A stopka – z tego szablonu, „z automatu” wstawiana jest, ale poszukam wtyczek do tego, i też wrzucę na bloga ich listę (jeszcze w tym tygodniu, jak przypuszczam).
Rewelacyjny wpis. Bardzo mi pomoże w promocji mojego bloga.
No dobrze… komentować warto ale nic nie napisałeś, o tym, czy lepiej używać imienia czy może lepiej frazy kluczowej jako imienia? Z tego co mi wiadomo, wiele blogerów (nie wiem czemu?), nie pozwala w nickach używać fraz kluczowych a jedynie tylko imienia. Link to link ale czy link, którego anchorem jest imię (nick) jest coś wart oprócz tego, że to link? Czy niesie jakąś moc w postaci polepszenia pozycji bloga? Czasami spotykam się także z tym, że zamiast imienia link jest pod datą. Co z mocą takiego linka?

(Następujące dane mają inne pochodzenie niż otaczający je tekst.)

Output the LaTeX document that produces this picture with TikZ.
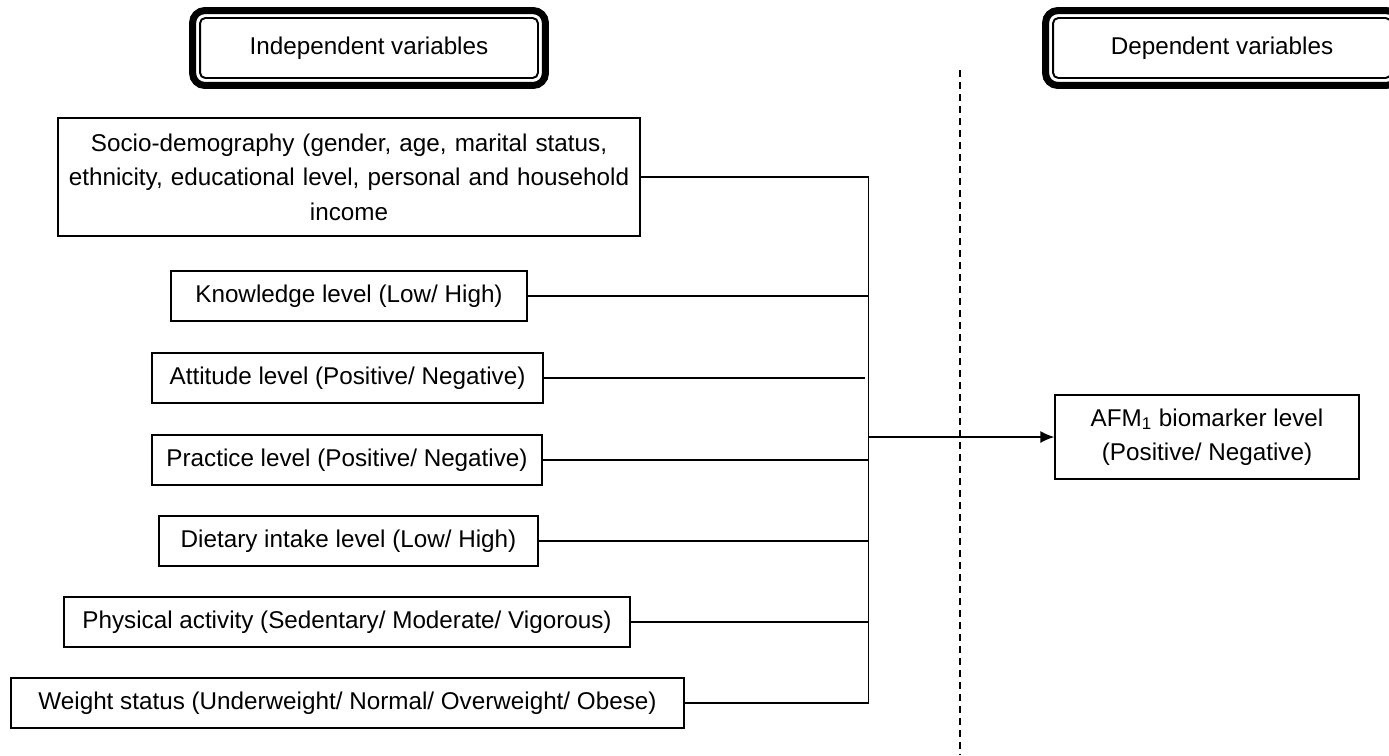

A to dość proste. Korzystniejsze z punktu widzenia SEO jest użycie anchoru. Jednak ma to minusy – nie promujemy się oraz dajemy do zrozumienia autorowi wpisu/właścicielowi bloga, że ważna dla nas jest nie tyle idea komentowania a samo złapanie linka… czyli pragmatycznie patrząc na to – proponuje używać imienia lub imienia i nazwiska, bądź nicka (choć link z anchorem to link z anchorem… ale te możemy zdobywać w wielu wielu miejscach…).
I tak – link z anchorem i link z imieniem/nickiem/imieniem i nazwiskiem – niosą za sobą moc (jeżeli jest ustawiony rel na dofollow). Oczywiście same w sobie mają małą moc, i takich komentarzy potrzeba zrobić bardzo dużo… ale zdobyć je jest niezwykle łatwo.